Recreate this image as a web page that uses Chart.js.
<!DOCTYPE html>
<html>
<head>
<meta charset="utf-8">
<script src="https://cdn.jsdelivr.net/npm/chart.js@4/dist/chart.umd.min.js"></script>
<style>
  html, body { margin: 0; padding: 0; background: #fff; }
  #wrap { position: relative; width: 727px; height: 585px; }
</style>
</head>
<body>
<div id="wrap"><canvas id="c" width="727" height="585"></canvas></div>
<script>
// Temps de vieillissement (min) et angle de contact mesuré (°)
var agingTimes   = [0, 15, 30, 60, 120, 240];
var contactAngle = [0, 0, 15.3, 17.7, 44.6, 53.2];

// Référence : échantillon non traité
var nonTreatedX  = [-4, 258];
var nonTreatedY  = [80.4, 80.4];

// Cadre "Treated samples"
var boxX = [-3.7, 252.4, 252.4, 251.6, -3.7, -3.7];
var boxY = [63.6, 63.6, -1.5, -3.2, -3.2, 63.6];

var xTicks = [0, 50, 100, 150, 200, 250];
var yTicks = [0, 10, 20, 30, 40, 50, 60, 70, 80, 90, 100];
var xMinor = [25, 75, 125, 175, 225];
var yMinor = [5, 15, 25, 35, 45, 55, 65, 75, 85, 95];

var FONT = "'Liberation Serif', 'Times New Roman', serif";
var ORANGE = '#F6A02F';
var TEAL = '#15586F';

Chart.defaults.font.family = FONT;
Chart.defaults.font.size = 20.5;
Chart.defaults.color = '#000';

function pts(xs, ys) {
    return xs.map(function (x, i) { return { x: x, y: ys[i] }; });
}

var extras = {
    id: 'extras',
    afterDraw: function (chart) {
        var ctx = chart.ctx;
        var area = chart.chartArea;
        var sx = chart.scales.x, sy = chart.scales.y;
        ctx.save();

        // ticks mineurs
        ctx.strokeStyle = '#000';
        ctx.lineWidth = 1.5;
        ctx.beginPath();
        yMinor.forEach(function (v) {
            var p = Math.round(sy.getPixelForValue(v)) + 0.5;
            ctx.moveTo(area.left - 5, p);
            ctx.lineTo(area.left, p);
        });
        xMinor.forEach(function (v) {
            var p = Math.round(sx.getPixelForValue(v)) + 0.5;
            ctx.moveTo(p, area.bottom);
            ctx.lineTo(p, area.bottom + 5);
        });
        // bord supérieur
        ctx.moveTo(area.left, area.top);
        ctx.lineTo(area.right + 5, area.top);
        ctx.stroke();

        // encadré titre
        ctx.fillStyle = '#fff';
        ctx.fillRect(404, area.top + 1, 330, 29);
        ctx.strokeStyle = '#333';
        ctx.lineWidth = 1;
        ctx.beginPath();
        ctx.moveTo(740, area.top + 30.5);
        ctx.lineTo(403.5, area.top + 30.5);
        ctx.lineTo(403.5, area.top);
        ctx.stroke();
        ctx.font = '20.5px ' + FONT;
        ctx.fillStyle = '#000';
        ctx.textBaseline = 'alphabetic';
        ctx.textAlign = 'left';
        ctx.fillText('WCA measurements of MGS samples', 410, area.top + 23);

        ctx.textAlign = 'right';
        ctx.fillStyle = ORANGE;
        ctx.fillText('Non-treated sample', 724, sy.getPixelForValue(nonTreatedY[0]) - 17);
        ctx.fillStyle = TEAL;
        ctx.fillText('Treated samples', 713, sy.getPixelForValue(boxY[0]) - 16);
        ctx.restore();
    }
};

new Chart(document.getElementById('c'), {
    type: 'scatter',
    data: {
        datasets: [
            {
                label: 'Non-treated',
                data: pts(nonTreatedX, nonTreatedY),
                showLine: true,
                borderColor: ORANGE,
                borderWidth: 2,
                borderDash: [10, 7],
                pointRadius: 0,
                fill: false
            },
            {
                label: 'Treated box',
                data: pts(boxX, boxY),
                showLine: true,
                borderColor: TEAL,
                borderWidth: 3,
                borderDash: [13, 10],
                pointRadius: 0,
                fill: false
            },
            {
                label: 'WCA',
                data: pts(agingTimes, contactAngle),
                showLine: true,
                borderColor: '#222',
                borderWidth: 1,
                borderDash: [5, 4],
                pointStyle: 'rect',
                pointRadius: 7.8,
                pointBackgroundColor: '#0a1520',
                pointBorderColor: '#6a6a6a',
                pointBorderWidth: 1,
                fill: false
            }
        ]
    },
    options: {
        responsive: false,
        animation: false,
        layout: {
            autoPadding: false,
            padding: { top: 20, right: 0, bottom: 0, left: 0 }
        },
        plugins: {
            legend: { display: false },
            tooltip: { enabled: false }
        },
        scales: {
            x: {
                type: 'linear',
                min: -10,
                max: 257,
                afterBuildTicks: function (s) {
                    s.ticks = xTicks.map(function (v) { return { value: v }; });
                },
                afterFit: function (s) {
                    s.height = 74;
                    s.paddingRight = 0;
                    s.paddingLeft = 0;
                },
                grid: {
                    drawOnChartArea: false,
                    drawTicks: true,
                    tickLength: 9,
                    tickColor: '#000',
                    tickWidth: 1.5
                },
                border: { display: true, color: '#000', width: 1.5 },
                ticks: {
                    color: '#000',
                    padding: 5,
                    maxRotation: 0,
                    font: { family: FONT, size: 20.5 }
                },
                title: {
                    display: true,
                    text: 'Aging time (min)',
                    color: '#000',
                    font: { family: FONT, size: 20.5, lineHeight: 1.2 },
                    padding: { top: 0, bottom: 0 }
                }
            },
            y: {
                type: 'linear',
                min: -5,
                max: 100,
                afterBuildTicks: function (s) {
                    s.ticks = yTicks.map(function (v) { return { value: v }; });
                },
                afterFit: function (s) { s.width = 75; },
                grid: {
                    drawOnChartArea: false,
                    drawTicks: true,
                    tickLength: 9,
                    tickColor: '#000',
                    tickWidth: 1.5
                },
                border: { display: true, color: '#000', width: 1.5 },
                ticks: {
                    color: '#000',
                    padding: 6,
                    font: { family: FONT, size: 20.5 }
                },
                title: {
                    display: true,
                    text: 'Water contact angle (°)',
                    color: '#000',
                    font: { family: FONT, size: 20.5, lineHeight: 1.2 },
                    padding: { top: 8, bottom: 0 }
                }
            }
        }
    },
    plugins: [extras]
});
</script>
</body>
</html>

━━━━━━━━━━━━━━━━━━━━━━━━━━━━━━

**JOB**
Repeat the data above exactly.

**IN RESPONSE**
Recreate this image as a web page that uses Chart.js.
<!DOCTYPE html>
<html>
<head>
<meta charset="utf-8">
<script src="https://cdn.jsdelivr.net/npm/chart.js@4/dist/chart.umd.min.js"></script>
<style>
  html, body { margin: 0; padding: 0; background: #fff; }
  #wrap { position: relative; width: 727px; height: 585px; }
</style>
</head>
<body>
<div id="wrap"><canvas id="c" width="727" height="585"></canvas></div>
<script>
// Temps de vieillissement (min) et angle de contact mesuré (°)
var agingTimes   = [0, 15, 30, 60, 120, 240];
var contactAngle = [0, 0, 15.3, 17.7, 44.6, 53.2];

// Référence : échantillon non traité
var nonTreatedX  = [-4, 258];
var nonTreatedY  = [80.4, 80.4];

// Cadre "Treated samples"
var boxX = [-3.7, 252.4, 252.4, 251.6, -3.7, -3.7];
var boxY = [63.6, 63.6, -1.5, -3.2, -3.2, 63.6];

var xTicks = [0, 50, 100, 150, 200, 250];
var yTicks = [0, 10, 20, 30, 40, 50, 60, 70, 80, 90, 100];
var xMinor = [25, 75, 125, 175, 225];
var yMinor = [5, 15, 25, 35, 45, 55, 65, 75, 85, 95];

var FONT = "'Liberation Serif', 'Times New Roman', serif";
var ORANGE = '#F6A02F';
var TEAL = '#15586F';

Chart.defaults.font.family = FONT;
Chart.defaults.font.size = 20.5;
Chart.defaults.color = '#000';

function pts(xs, ys) {
    return xs.map(function (x, i) { return { x: x, y: ys[i] }; });
}

var extras = {
    id: 'extras',
    afterDraw: function (chart) {
        var ctx = chart.ctx;
        var area = chart.chartArea;
        var sx = chart.scales.x, sy = chart.scales.y;
        ctx.save();

        // ticks mineurs
        ctx.strokeStyle = '#000';
        ctx.lineWidth = 1.5;
        ctx.beginPath();
        yMinor.forEach(function (v) {
            var p = Math.round(sy.getPixelForValue(v)) + 0.5;
            ctx.moveTo(area.left - 5, p);
            ctx.lineTo(area.left, p);
        });
        xMinor.forEach(function (v) {
            var p = Math.round(sx.getPixelForValue(v)) + 0.5;
            ctx.moveTo(p, area.bottom);
            ctx.lineTo(p, area.bottom + 5);
        });
        // bord supérieur
        ctx.moveTo(area.left, area.top);
        ctx.lineTo(area.right + 5, area.top);
        ctx.stroke();

        // encadré titre
        ctx.fillStyle = '#fff';
        ctx.fillRect(404, area.top + 1, 330, 29);
        ctx.strokeStyle = '#333';
        ctx.lineWidth = 1;
        ctx.beginPath();
        ctx.moveTo(740, area.top + 30.5);
        ctx.lineTo(403.5, area.top + 30.5);
        ctx.lineTo(403.5, area.top);
        ctx.stroke();
        ctx.font = '20.5px ' + FONT;
        ctx.fillStyle = '#000';
        ctx.textBaseline = 'alphabetic';
        ctx.textAlign = 'left';
        ctx.fillText('WCA measurements of MGS samples', 410, area.top + 23);

        ctx.textAlign = 'right';
        ctx.fillStyle = ORANGE;
        ctx.fillText('Non-treated sample', 724, sy.getPixelForValue(nonTreatedY[0]) - 17);
        ctx.fillStyle = TEAL;
        ctx.fillText('Treated samples', 713, sy.getPixelForValue(boxY[0]) - 16);
        ctx.restore();
    }
};

new Chart(document.getElementById('c'), {
    type: 'scatter',
    data: {
        datasets: [
            {
                label: 'Non-treated',
                data: pts(nonTreatedX, nonTreatedY),
                showLine: true,
                borderColor: ORANGE,
                borderWidth: 2,
                borderDash: [10, 7],
                pointRadius: 0,
                fill: false
            },
            {
                label: 'Treated box',
                data: pts(boxX, boxY),
                showLine: true,
                borderColor: TEAL,
                borderWidth: 3,
                borderDash: [13, 10],
                pointRadius: 0,
                fill: false
            },
            {
                label: 'WCA',
                data: pts(agingTimes, contactAngle),
                showLine: true,
                borderColor: '#222',
                borderWidth: 1,
                borderDash: [5, 4],
                pointStyle: 'rect',
                pointRadius: 7.8,
                pointBackgroundColor: '#0a1520',
                pointBorderColor: '#6a6a6a',
                pointBorderWidth: 1,
                fill: false
            }
        ]
    },
    options: {
        responsive: false,
        animation: false,
        layout: {
            autoPadding: false,
            padding: { top: 20, right: 0, bottom: 0, left: 0 }
        },
        plugins: {
            legend: { display: false },
            tooltip: { enabled: false }
        },
        scales: {
            x: {
                type: 'linear',
                min: -10,
                max: 257,
                afterBuildTicks: function (s) {
                    s.ticks = xTicks.map(function (v) { return { value: v }; });
                },
                afterFit: function (s) {
                    s.height = 74;
                    s.paddingRight = 0;
                    s.paddingLeft = 0;
                },
                grid: {
                    drawOnChartArea: false,
                    drawTicks: true,
                    tickLength: 9,
                    tickColor: '#000',
                    tickWidth: 1.5
                },
                border: { display: true, color: '#000', width: 1.5 },
                ticks: {
                    color: '#000',
                    padding: 5,
                    maxRotation: 0,
                    font: { family: FONT, size: 20.5 }
                },
                title: {
                    display: true,
                    text: 'Aging time (min)',
                    color: '#000',
                    font: { family: FONT, size: 20.5, lineHeight: 1.2 },
                    padding: { top: 0, bottom: 0 }
                }
            },
            y: {
                type: 'linear',
                min: -5,
                max: 100,
                afterBuildTicks: function (s) {
                    s.ticks = yTicks.map(function (v) { return { value: v }; });
                },
                afterFit: function (s) { s.width = 75; },
                grid: {
                    drawOnChartArea: false,
                    drawTicks: true,
                    tickLength: 9,
                    tickColor: '#000',
                    tickWidth: 1.5
                },
                border: { display: true, color: '#000', width: 1.5 },
                ticks: {
                    color: '#000',
                    padding: 6,
                    font: { family: FONT, size: 20.5 }
                },
                title: {
                    display: true,
                    text: 'Water contact angle (°)',
                    color: '#000',
                    font: { family: FONT, size: 20.5, lineHeight: 1.2 },
                    padding: { top: 8, bottom: 0 }
                }
            }
        }
    },
    plugins: [extras]
});
</script>
</body>
</html>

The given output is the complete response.